Autoregressive video diffusion models have emerged as a scalable paradigm for long video generation. However, they often suffer from severe extrapolation failure, where rapid error accumulation leads to significant temporal degradation when extending beyond training horizons. We identify that this failure primarily stems from the spectral bias of 3D positional embeddings and the lack of dynamic priors in noise sampling. To address these issues, we propose FLEX (Frequency-aware Length EXtension), a training-free inference-time framework that bridges the gap between short-term training and long-term inference. FLEX introduces Frequency-aware RoPE Modulation to adaptively interpolate under-trained low-frequency components while extrapolating high-frequency ones to preserve multi-scale temporal discriminability. This is integrated with Antiphase Noise Sampling (ANS) to inject high-frequency dynamic priors and Inference-only Attention Sink to anchor global structure.

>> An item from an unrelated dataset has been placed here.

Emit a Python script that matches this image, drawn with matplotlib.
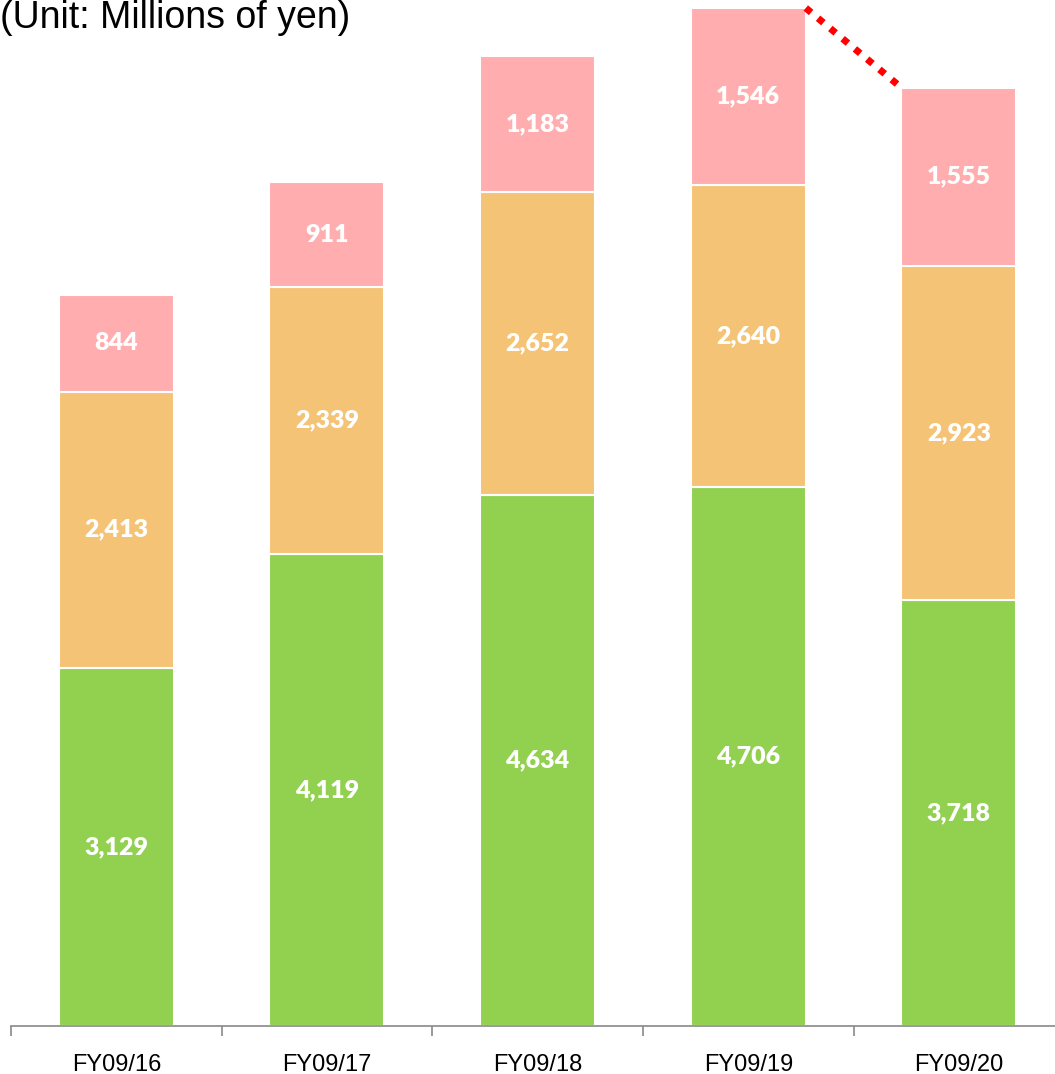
import numpy as np
import matplotlib.pyplot as plt

# Data (millions of yen)
years = ['FY09/16', 'FY09/17', 'FY09/18', 'FY09/19', 'FY09/20']
seg_bottom = [3129, 4119, 4634, 4706, 3718]
seg_middle = [2413, 2339, 2652, 2640, 2923]
seg_top = [844, 911, 1183, 1546, 1555]

colors = ['#92D050', '#F5C376', '#FFADAF']

fig = plt.figure(figsize=(10.55, 10.74), dpi=100)
ax = fig.add_axes([11 / 1055, 48 / 1074, 1 - 11 / 1055, 1 - 48 / 1074])

x = np.arange(len(years))
width = 0.546
bottom = np.zeros(len(years))
for vals, c in zip([seg_bottom, seg_middle, seg_top], colors):
    vals = np.array(vals)
    ax.bar(x, vals, width, bottom=bottom, color=c, edgecolor='white', linewidth=1.5)
    for xi, b, v in zip(x, bottom, vals):
        ax.text(xi, b + v / 2, f'{v:,}', ha='center', va='center', color='white',
                fontsize=18, fontweight='heavy', family='Lato')
    bottom = bottom + vals

# Red dotted line between the last two bar tops
totals = bottom
ax.plot([3 + width / 2, 4 - width / 2], [totals[3], totals[4]], color='red',
        linewidth=5, linestyle=(0, (1, 1.3)), dash_capstyle='butt', clip_on=False)

for side in ['top', 'right', 'left']:
    ax.spines[side].set_visible(False)
ax.spines['bottom'].set_color('#898989')
ax.spines['bottom'].set_linewidth(1.2)
ax.set_yticks([])

ax.set_xticks(x)
ax.set_xticklabels(years, fontsize=17, family='Liberation Sans')
ax.tick_params(axis='x', which='major', length=0, pad=20)
# category separators as minor ticks
ax.set_xticks(np.arange(-0.5, 4.6, 1), minor=True)
ax.tick_params(axis='x', which='minor', length=7, color='#898989', width=1.2)

# limits last, since set_xticks widens the view
ax.set_xlim(-0.5, 4.456)
ax.set_ylim(0, 8962)

fig.text(0.0, 1 - 28 / 1074, '(Unit: Millions of yen)', fontsize=27,
         family='Liberation Sans', ha='left', va='baseline')

fig.savefig('out.png', dpi=100, facecolor='white')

Extensive evaluations on VBench demonstrate that FLEX significantly outperforms state-of-the-art models at 6x extrapolation (30s duration) and matches the performance of long-video fine-tuned baselines at 12x scale (60s duration). As a plug-and-play augmentation, FLEX seamlessly integrates into existing inference pipelines for horizon extension. It effectively pushes the generation limits of models such as LongLive, supporting consistent and dynamic video synthesis at a 4-minute scale. Project page is available at https://ga-lee.github.io/FLEX_demo.

翻译：自回归视频扩散模型已成为长视频生成的可扩展范式。然而，这类模型常遭受严重的外推失败问题，即在超出训练时域范围时，误差的快速累积会导致显著的时间维度质量退化。我们发现，这一失败主要源于三维位置编码的频谱偏差以及噪声采样中动态先验的缺失。为解决这些问题，我们提出了FLEX（Frequency-aware Length EXtension，频率感知长度扩展），一种无需额外训练、在推理时应用的框架，旨在弥合短期训练与长期推理之间的差距。FLEX引入了频率感知旋转位置编码调制，能够自适应地插值训练不足的低频分量，同时外推高频分量，以保持多尺度时间可区分性。该机制与反相位噪声采样相结合，以注入高频动态先验，并辅以推理专用注意力汇来锚定全局结构。在VBench上的广泛评估表明，FLEX在6倍外推（30秒时长）上显著优于现有最先进模型，并在12倍尺度（60秒时长）上达到了经过长视频微调的基线模型的性能。作为一种即插即用的增强模块，FLEX可无缝集成到现有的推理流程中，用于时域扩展。它有效突破了如LongLive等模型的生成极限，支持在4分钟尺度上实现连贯且动态的视频合成。项目页面位于 https://ga-lee.github.io/FLEX_demo。